Gantt Charts in Agile: Small Tracks, Big Impact
Agile project managers might roll their eyes at Gantt charts, but even in a world of sprints and scrums, these charts have a place. Think of them as mini-timetables for short, focused segments of your journey.
In agile scenarios, where projects iterate rapidly, Gantt charts can map out project phases or specific deliverables within a sprint. For instance, a two-week sprint to develop a feature might include tasks like “design UI,” “code backend,” or “test integration,” each with clear dependencies and deadlines. Each of these small phases or sub-projects has a well understood workflow that’s unlikely to experience significant change. At that level, a Gantt chart for the sprint can keep the team aligned and clearly communicate expectations to both the project team and outside stakeholders. Essentially, even agile projects have rigid expectations on a micro level.
It’s not about locking the entire project into a rigid schedule. But using Gantt charts tactically, like laying temporary tracks for a short stretch, is a hybrid approach that blends agile’s flexibility with Gantt’s clarity, proving that even modern trains benefit from a bit of old-school structure.
But structure alone doesn’t get tasks done on time—enter Parkinson’s Law.
Parkinson’s Law: Deadlines That Drive the Train
Parkinson’s Law states that work expands to fill the time available. Without a deadline, your team might dawdle like passengers lingering at a station.
Gantt charts, with their clear, visual deadlines, create urgency. Studies, like one from the Journal of Applied Psychology (1997), show that specific, challenging deadlines boost performance, as teams prioritize and focus. For project managers, this means a well-crafted Gantt chart can corral a sprawling project, ensuring tasks don’t balloon endlessly. Picture a developer who might take two weeks to “perfect” a feature but, with a Gantt deadline looming in five days, delivers a solid version on time. This psychological nudge acts like a whistle signaling the train’s departure.
But deadlines alone don’t guarantee success—Gantt charts must be wielded wisely to truly save the day.
Pretty Lines, Sane Minds: Using Gantt Charts Right
So, can those pretty lines of a Gantt chart save your sanity? Absolutely, if you treat them as a tool, not a tyrant. To keep your sanity, use Gantt charts strategically: start with a clear scope to map realistic timelines, avoiding the trap of over-optimistic schedules. Update them regularly but sparingly—tweak the timetable only when major changes hit, not for every minor hiccup.

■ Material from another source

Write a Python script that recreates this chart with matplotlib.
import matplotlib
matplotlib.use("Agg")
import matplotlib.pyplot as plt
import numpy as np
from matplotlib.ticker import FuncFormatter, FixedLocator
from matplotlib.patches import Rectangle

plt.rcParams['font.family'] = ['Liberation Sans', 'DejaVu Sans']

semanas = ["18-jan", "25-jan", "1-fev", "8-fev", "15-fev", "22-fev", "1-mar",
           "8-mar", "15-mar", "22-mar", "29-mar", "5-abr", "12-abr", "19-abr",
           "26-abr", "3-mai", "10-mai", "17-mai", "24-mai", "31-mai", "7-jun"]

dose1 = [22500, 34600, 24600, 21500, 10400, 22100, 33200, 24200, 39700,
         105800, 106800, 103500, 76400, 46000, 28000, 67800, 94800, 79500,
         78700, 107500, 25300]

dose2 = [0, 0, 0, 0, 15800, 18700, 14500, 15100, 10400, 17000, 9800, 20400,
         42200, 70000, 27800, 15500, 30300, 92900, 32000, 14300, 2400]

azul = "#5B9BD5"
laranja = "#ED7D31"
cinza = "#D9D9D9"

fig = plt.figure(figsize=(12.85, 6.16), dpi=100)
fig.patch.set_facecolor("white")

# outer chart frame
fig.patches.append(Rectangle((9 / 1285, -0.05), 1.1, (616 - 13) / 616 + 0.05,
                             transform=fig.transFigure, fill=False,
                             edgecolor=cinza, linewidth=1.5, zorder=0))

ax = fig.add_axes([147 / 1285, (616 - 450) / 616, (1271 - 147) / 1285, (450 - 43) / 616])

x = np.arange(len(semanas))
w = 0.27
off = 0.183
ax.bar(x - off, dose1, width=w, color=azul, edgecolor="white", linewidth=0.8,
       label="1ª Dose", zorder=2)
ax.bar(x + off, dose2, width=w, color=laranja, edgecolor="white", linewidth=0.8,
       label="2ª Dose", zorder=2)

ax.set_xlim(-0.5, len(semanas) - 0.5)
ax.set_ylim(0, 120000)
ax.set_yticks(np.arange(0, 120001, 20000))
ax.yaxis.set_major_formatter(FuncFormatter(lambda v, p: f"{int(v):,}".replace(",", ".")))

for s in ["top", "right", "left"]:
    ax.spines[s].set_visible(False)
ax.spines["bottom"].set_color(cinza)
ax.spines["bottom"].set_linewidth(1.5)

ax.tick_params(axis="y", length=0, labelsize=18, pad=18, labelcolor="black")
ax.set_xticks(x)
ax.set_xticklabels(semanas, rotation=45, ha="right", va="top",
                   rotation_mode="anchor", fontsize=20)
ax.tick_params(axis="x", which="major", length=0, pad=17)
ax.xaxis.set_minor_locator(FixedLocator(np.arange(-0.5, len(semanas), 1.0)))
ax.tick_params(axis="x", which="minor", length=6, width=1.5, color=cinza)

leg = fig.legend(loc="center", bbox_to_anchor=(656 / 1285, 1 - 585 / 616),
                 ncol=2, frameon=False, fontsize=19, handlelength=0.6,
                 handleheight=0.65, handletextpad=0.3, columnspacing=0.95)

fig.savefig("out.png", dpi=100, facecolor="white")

Software like Microsoft Project or Monday.com makes this easier, offering drag-and-drop flexibility to keep your chart alive without hours of rework. Communicate the chart’s story to your team, so they see it as a shared roadmap, not a whip. In complex projects, break the chart into phases or sub-projects, blending agile’s adaptability with Gantt’s structure. Finally, embrace the visual clarity—those color-coded bars aren’t just pretty; they’re a quick way to spot risks and rally stakeholders. Used this way, Gantt charts transform chaos into a manageable journey, keeping your train—and your sanity—on track.

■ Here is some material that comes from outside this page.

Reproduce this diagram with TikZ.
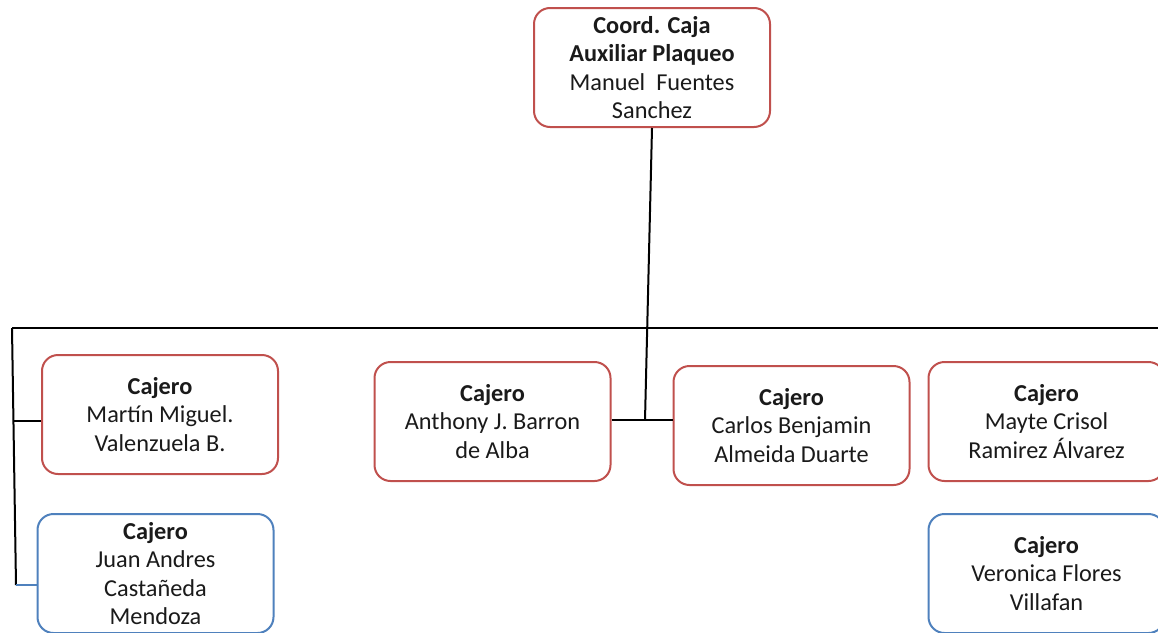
\documentclass[tikz,border=0pt]{standalone}
\usepackage{fontspec}
\setmainfont{Carlito}
\definecolor{boxred}{HTML}{C0504D}
\definecolor{boxblue}{HTML}{4F81BD}
\definecolor{ink}{HTML}{1A1A1A}
\tikzset{
  person/.style={draw=boxred, line width=2pt, rounded corners=16pt, fill=white,
    minimum width=236pt, minimum height=119pt, align=center, inner sep=0pt,
    text=ink, font=\fontsize{24.3}{28.6}\selectfont},
  personblue/.style={person, draw=boxblue},
  link/.style={draw=black, line width=2pt},
  linkblue/.style={draw=boxblue, line width=2pt}
}
\begin{document}
\begin{tikzpicture}[x=1pt, y=-1pt]
  \useasboundingbox (0,0) rectangle (1158,632);
  \clip (0,0) rectangle (1158,632);

  % head of the area
  \node[person] (coord) at (652,67.5) {\textbf{Coord. Caja}\\\textbf{Auxiliar Plaqueo}\\Manuel\ \ Fuentes\\Sanchez};

  % cashiers
  \node[person] (martin) at (160,414.5) {\textbf{Cajero}\\Martín Miguel.\\Valenzuela B.};
  \node[personblue] (juan) at (155.5,573.5) {\textbf{Cajero}\\Juan Andres\\Castañeda\\Mendoza};
  \node[person] (anthony) at (492.5,421.5) {\textbf{Cajero}\\Anthony J. Barron\\de Alba};
  \node[person] (carlos) at (791.5,425.5) {\textbf{Cajero}\\Carlos Benjamin\\Almeida Duarte};
  \node[person] (mayte) at (1046.5,421.5) {\textbf{Cajero}\\Mayte Crisol\\Ramirez Álvarez};
  \node[personblue] (veronica) at (1046.5,573.5) {\textbf{Cajero}\\Veronica Flores\\Villafan};

  % connector points
  \coordinate (hub) at (645,420);
  \coordinate (busL) at (12,328);
  \coordinate (busR) at (1160,328);
  \coordinate (leftEnd) at (16,585);
  \coordinate (martinJoin) at (14,421);
  \coordinate (juanJoin) at (juan.west |- leftEnd);

  % connectors
  \draw[link] (busL) -- (busR);
  \draw[link] (coord.south) -- (hub);
  \draw[link] (anthony.east |- hub) -- (hub) -- (carlos.west |- hub);
  \draw[link] (busL) -- (leftEnd);
  \draw[link] (martinJoin) -- (martin.west |- martinJoin);
  \draw[linkblue] (leftEnd) -- (juanJoin);
\end{tikzpicture}
\end{document}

In the end, Gantt charts aren’t a cure-all. They won’t stop the unexpected storms or derailments that every project manager faces. But like a well-planned train route, they provide structure, clarity, and momentum. They shine in stable projects where the work is well understood and accurately estimated in advance. They also add value in agile sub-tasks, and leverage human psychology to meet deadlines.